-- Start RECORDS SUPPLIED --
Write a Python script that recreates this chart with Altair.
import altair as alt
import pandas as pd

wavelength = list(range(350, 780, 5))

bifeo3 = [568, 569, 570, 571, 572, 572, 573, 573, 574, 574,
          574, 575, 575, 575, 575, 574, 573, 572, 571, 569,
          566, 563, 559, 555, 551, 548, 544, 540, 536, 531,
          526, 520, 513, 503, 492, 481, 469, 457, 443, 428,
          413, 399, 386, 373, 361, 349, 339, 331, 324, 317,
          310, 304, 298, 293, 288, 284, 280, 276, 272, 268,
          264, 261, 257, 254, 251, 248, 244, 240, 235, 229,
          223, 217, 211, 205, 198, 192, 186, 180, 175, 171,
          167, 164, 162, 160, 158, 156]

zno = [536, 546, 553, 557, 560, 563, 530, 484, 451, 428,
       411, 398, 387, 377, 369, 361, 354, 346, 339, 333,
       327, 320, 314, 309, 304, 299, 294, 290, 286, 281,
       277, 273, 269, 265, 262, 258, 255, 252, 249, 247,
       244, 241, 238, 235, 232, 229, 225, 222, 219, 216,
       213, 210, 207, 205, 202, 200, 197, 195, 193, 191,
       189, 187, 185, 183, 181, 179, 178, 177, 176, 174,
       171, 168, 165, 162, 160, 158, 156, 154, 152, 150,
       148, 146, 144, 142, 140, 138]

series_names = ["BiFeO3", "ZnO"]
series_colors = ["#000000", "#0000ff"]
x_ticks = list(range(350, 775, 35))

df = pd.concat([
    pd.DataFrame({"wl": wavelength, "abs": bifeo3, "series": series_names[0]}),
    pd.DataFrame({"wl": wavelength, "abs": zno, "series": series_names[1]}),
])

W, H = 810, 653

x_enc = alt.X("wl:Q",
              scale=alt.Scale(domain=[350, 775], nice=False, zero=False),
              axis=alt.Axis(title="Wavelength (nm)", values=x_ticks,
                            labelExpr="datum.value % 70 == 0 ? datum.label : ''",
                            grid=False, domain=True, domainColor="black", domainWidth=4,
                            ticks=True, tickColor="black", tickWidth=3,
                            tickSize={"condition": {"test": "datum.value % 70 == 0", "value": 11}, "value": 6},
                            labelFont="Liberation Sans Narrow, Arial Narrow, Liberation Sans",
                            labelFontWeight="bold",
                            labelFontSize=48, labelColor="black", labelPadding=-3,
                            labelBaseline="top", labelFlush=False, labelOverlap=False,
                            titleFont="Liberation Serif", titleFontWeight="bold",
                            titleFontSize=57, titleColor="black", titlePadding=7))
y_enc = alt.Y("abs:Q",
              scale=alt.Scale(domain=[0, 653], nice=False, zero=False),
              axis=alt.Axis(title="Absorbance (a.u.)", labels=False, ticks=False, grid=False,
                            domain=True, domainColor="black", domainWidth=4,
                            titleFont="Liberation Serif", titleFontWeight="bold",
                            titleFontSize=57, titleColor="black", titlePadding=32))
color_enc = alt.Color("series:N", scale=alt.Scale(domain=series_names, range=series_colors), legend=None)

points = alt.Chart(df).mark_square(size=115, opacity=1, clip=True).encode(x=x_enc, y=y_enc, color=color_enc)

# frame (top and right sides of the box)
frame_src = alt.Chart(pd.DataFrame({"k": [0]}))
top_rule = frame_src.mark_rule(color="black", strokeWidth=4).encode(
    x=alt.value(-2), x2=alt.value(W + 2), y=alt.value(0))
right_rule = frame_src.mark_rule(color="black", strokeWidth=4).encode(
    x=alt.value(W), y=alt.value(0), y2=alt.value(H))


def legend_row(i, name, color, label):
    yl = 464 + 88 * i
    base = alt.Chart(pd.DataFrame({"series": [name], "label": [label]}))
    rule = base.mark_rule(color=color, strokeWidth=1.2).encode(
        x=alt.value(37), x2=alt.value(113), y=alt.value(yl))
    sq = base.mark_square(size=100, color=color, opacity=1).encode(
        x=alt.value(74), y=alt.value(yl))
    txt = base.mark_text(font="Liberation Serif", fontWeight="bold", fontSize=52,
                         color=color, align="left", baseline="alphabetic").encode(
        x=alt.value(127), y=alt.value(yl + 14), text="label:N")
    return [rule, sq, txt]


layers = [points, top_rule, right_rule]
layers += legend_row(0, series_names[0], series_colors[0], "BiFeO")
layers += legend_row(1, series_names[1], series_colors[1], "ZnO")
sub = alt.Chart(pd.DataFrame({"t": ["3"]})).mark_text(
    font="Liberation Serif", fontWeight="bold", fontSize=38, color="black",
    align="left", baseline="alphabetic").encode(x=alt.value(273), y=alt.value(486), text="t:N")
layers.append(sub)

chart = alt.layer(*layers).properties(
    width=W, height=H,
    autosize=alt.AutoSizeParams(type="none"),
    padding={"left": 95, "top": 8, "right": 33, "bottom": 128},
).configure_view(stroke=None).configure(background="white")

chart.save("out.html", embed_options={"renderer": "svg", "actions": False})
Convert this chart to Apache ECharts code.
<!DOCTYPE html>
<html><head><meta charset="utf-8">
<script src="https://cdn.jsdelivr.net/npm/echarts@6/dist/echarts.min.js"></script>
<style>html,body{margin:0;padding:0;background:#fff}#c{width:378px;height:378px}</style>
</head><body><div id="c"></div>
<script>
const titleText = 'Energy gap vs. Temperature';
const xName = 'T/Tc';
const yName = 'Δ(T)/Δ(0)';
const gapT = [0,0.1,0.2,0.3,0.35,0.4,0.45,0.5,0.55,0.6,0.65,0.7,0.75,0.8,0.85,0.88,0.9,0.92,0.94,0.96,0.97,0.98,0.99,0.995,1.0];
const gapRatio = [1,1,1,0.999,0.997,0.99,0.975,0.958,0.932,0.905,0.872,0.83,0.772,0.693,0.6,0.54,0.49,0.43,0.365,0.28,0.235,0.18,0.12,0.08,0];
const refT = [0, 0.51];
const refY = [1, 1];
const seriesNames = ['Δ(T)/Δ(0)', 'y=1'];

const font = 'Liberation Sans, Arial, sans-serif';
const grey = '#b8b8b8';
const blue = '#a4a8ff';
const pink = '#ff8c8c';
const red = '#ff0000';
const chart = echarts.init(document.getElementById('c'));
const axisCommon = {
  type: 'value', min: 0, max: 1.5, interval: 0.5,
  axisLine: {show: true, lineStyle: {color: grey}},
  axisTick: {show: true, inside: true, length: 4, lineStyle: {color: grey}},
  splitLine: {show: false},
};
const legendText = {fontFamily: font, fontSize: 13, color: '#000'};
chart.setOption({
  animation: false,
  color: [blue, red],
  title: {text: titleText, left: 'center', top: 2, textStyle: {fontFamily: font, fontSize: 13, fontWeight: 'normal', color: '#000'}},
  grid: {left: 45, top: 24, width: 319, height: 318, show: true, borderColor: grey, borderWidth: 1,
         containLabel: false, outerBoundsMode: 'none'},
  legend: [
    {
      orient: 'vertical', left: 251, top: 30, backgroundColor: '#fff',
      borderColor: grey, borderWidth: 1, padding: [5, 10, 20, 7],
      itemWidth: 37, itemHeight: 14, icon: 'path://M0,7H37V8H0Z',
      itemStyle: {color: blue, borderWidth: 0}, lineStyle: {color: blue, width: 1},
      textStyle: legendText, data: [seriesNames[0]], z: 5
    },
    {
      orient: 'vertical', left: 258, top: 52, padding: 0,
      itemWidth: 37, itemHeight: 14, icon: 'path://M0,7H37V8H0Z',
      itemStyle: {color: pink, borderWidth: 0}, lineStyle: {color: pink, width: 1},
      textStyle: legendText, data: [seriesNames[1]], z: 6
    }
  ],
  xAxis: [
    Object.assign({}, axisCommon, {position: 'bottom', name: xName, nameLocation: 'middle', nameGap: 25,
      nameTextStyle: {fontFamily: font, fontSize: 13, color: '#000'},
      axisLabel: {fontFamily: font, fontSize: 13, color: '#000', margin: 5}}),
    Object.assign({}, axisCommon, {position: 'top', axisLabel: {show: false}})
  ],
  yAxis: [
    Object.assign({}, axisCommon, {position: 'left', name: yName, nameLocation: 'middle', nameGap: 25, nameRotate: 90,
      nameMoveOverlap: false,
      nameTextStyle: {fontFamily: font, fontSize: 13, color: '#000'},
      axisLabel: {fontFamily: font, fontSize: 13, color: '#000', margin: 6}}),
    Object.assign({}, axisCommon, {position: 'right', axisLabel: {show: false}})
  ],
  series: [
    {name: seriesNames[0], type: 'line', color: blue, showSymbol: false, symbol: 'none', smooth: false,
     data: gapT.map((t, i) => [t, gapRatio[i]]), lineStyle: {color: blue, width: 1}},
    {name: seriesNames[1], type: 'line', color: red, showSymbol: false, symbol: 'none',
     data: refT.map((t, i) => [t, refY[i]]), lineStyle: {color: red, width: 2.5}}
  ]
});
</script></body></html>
-- End RECORDS SUPPLIED --
-- Start RECORDS SUPPLIED --
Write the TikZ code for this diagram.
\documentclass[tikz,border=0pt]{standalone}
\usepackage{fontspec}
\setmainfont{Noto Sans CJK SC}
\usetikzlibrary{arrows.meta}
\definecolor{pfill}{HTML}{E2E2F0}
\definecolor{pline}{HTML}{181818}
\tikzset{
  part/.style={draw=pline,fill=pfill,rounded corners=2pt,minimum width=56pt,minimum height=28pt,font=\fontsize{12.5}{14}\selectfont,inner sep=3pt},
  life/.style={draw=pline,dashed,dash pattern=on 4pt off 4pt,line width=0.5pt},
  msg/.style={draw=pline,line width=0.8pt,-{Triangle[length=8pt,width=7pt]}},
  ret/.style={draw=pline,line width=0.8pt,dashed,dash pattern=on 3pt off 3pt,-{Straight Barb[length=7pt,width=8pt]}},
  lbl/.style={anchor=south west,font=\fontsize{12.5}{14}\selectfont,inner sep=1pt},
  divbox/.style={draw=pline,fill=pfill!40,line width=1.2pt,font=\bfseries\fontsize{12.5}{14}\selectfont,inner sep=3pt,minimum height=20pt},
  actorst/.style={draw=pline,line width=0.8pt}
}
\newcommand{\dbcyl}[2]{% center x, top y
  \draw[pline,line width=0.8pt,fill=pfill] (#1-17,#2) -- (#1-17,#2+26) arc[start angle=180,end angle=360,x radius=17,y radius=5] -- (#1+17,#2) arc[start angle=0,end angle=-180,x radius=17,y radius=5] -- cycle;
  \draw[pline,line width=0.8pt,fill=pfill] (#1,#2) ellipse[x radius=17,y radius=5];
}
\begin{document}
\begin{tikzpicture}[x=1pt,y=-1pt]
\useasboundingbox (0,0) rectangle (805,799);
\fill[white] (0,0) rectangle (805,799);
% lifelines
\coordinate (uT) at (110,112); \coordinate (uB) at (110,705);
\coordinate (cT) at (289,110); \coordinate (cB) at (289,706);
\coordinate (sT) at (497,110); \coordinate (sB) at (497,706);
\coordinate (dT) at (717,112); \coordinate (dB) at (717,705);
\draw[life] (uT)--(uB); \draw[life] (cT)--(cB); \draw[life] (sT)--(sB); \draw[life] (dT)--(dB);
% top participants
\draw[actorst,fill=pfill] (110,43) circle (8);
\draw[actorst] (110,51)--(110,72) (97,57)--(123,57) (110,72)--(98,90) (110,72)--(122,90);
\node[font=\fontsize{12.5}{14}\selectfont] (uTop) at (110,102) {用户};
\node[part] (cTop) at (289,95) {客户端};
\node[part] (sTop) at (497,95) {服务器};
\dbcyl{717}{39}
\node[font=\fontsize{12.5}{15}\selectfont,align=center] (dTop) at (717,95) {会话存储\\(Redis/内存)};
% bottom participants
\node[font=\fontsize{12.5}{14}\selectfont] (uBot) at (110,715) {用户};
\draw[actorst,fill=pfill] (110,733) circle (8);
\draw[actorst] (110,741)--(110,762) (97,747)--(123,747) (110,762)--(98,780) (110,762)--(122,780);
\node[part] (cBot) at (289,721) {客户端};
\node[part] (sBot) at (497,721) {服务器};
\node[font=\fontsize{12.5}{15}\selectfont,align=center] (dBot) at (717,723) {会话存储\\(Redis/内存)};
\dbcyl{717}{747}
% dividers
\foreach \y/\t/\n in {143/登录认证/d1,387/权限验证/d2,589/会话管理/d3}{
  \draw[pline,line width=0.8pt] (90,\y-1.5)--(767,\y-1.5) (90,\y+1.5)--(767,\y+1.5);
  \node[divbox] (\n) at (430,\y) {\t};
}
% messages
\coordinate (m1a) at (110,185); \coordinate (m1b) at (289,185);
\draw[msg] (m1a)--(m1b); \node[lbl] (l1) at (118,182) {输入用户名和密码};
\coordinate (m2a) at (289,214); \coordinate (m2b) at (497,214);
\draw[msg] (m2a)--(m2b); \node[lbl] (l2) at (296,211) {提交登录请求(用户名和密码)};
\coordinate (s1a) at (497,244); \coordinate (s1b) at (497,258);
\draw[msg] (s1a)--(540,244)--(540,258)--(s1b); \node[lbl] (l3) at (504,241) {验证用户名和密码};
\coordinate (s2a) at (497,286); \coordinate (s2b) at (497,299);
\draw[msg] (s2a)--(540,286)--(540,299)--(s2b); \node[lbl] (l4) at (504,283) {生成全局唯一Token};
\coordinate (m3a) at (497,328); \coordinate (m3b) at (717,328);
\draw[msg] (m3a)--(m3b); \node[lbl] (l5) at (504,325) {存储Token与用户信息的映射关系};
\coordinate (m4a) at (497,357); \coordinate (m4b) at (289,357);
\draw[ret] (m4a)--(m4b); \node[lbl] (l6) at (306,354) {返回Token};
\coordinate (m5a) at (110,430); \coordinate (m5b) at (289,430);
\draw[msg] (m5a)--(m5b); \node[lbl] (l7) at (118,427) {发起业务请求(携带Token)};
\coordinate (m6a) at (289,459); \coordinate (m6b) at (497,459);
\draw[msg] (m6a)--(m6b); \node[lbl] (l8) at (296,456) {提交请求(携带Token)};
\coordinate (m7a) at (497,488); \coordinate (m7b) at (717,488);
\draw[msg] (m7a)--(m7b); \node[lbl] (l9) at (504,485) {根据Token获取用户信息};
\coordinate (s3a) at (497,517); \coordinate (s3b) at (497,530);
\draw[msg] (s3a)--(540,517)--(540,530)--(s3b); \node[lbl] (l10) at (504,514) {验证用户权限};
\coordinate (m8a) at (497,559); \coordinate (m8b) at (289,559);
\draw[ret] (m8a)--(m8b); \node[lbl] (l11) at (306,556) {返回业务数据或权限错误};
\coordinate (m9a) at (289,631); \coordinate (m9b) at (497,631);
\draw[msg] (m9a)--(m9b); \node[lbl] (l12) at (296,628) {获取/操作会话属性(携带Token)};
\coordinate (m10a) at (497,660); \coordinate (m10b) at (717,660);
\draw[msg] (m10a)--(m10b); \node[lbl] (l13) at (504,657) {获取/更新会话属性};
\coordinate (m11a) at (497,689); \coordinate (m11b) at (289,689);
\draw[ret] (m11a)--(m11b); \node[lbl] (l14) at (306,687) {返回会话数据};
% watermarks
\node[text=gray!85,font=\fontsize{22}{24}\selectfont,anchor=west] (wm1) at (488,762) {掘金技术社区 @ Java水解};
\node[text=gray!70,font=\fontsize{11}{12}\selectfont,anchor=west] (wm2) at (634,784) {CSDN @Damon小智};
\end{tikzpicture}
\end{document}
-- End RECORDS SUPPLIED --
● GIVEN INSTRUCTION
In the listing above, locate the line with "Write a Python" and the line with "148, 146, 144, 142, 140, 138]", then extract exactly those lines and every line between them, and nothing more.

● RESULT FOR THIS TASK
Write a Python script that recreates this chart with Altair.
import altair as alt
import pandas as pd

wavelength = list(range(350, 780, 5))

bifeo3 = [568, 569, 570, 571, 572, 572, 573, 573, 574, 574,
          574, 575, 575, 575, 575, 574, 573, 572, 571, 569,
          566, 563, 559, 555, 551, 548, 544, 540, 536, 531,
          526, 520, 513, 503, 492, 481, 469, 457, 443, 428,
          413, 399, 386, 373, 361, 349, 339, 331, 324, 317,
          310, 304, 298, 293, 288, 284, 280, 276, 272, 268,
          264, 261, 257, 254, 251, 248, 244, 240, 235, 229,
          223, 217, 211, 205, 198, 192, 186, 180, 175, 171,
          167, 164, 162, 160, 158, 156]

zno = [536, 546, 553, 557, 560, 563, 530, 484, 451, 428,
       411, 398, 387, 377, 369, 361, 354, 346, 339, 333,
       327, 320, 314, 309, 304, 299, 294, 290, 286, 281,
       277, 273, 269, 265, 262, 258, 255, 252, 249, 247,
       244, 241, 238, 235, 232, 229, 225, 222, 219, 216,
       213, 210, 207, 205, 202, 200, 197, 195, 193, 191,
       189, 187, 185, 183, 181, 179, 178, 177, 176, 174,
       171, 168, 165, 162, 160, 158, 156, 154, 152, 150,
       148, 146, 144, 142, 140, 138]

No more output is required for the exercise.